Holographic pop star Hatsune Miku (初音ミク) has performed with Lady Gaga and done a remix with Pharrell Williams – but she'd literally be nothing without her fans.
It's now the same story for all brands and organisations, says Zoe Fraade-Blanar, the co-author of Superfandom.
When the Japanese company Crypton Future Media created a singing app voiced by a humanoid persona in 2007 they had no idea its mascot would become a global celebrity.
What's interesting about Hatsune is that everything apart from her look has been created by her fans, Zoe says.
"Her backstory, her statistics, her feelings, her reactions, her music… all of her music is written by fans. Without her fans, there is really no Hatsune Miku."
Zoe is also co-founder of the crowd-sourced toy company Squishable, which started taking their fan's suggestions for toy ideas shortly after launching ten years ago and now produce the toys their fans vote to have made.
"Our fan community are much better designers than we are. They understand our product better than we do because they've probably spent more time – in aggregate – than we have studying our stuff."
But Zoe says it's unwise for the creators to be exclusively fan-led as fans can be very conservative.
"They want the fan object to stay the same … the fans want something they can count on so they can build their life and personality around it. The fan object wants to make money so it's sustainable. The two of those can butt heads when the fans don't want anything new."
Fandom is inherently commercial – at its heart is a product produced to make money – and also inherently social, Zoe says.
A shared fan object is equivalent to a vetting process.
"What kind of person are you? Are you the kind of person who likes Star Wars? Well, then, you know what, I bet we're going to have other things in common, as well. We should be friends. Let's now talk about toothpaste or romance."
The internet is a great tool for finding people to fan 'with' and validation in numbers has allowed many super-specific fandoms to come out of the closet, Zoe says.
"Is this thing weird?
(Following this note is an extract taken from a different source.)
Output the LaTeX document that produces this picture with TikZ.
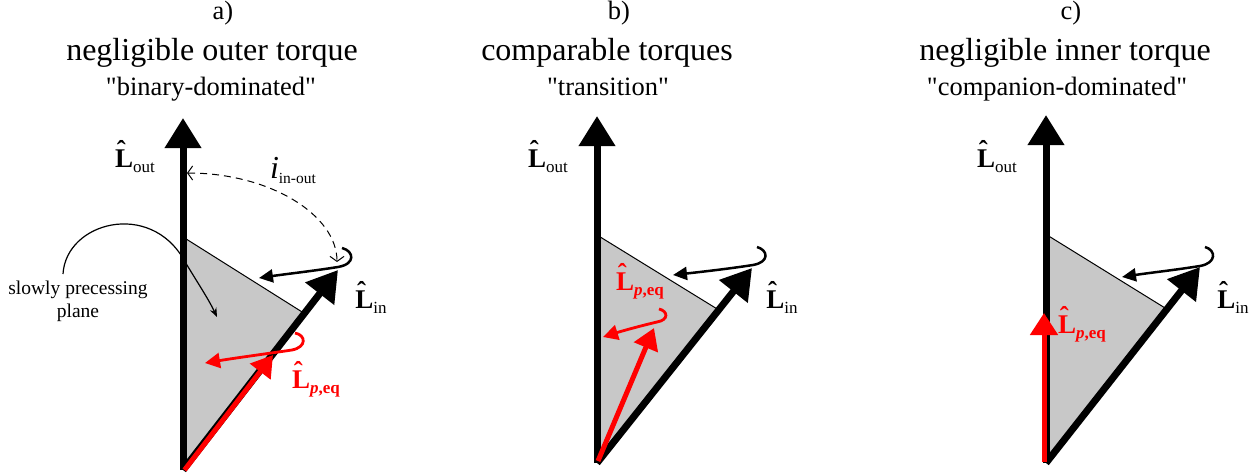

Well, yeah. But actually, there's more of us into it than you think."
Many of us become 'fans' in times of transition and instability, she says.
"These are periods where we're reaching out to culture to give us a new identity, a new sense of self. There's no wonder that so many of our fandoms are formed during our teenage years when we're questioning everything about the world – our relationship, our status, who we are, our own bodies. Those are often the fandoms that stay with us for life."